Origin: "Why did we get married?" 💍
- What initially attracted me to this person? What did I like (and dislike) about them?
- What were my hopes, expectations, or dreams for the marriage?
- Did I feel pressure (internal or external) to marry at that time?
- What values or life goals did we think we shared?
Values: "How did our values align/misalign?" 🫀
- What are some of my core values today?
- What were my core values when I got married? Did I even know what that meant?
- Which of these values did my partner genuinely share — and which were assumed or ignored?
- Where were we misaligned from the beginning?
Success factors: "How did our marriage stack up against the markers of a healthy relationship?" 📈
A significant amount of research has been conducted to identify common predictors of strong marriages and relationships. Reflect on some of the factors below and assess how they did or did not show up in your marriage.
- Emotional intimacy & safety – Did I feel seen, heard, and respected? Did I feel comfortable sharing my feelings?
- Communication – Did we listen to each other? Were we open-minded to the other person's perspective without becoming defensive?
- Conflict resolution – How did we handle disagreements? Did we make an effort to work towards sustainable solutions?
- Shared core values & goals – Were our future desires and plans in alignment? How were they similar and how did they differ?

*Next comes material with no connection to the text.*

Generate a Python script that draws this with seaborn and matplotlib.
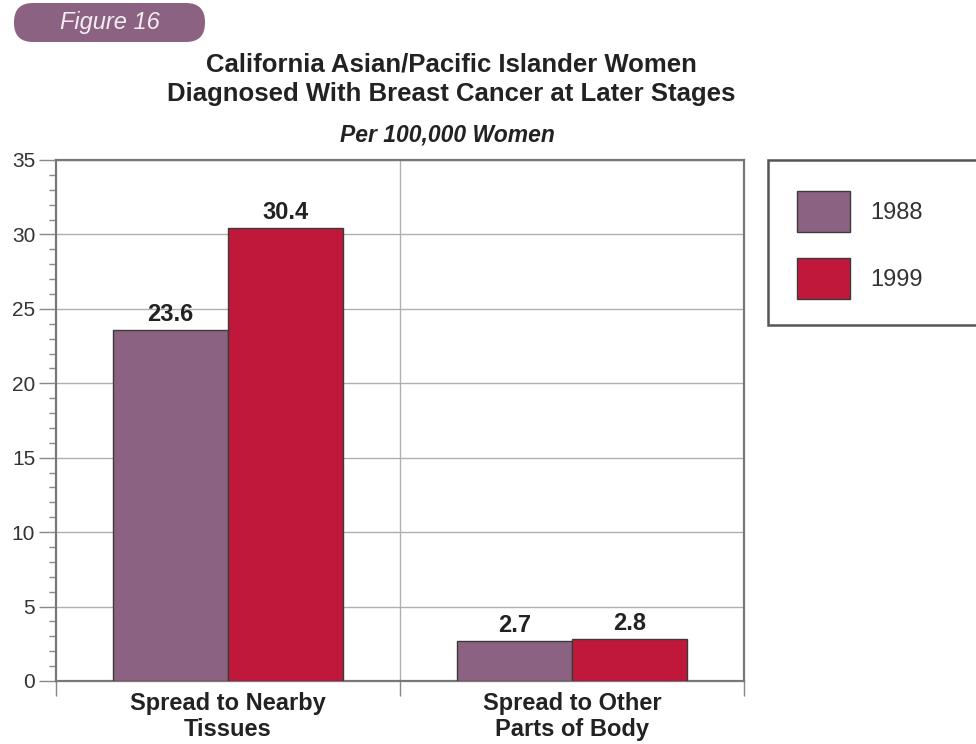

- Friendship – Were we affectionate with each other? Did we have shared hobbies? Did we have fun together?
Missed signals: "Where do I look back now and see the red flags?" 🚩
- What warning signs or gut feelings did I overlook or misinterpret?
- Did I compromise on any of my values or needs to make the marriage work?
- When and how did the breakdowns in communication occur?
- In what ways did we start growing apart?
My role: "What part(s) did I play that strengthened and weakened the health of the marriage? "🪞
- In what ways did I contribute to the dysfunction or disconnection?
- What things did I repress and/or ignore? What was the impact of that repression?
- What have I learned about my patterns, values, boundaries, and needs?
- In what ways could I be a better partner in the future?
The future: "What did I learn about being and choosing a partner?" 🔮
- What are non-negotiable values and traits that I refuse to settle for in a future partner and relationship?
- Describe how a healthy relationship should feel to you.
- What steps am I taking to self-reflect and self-improve?
- How will I know that I am emotionally ready to enter into a new relationship?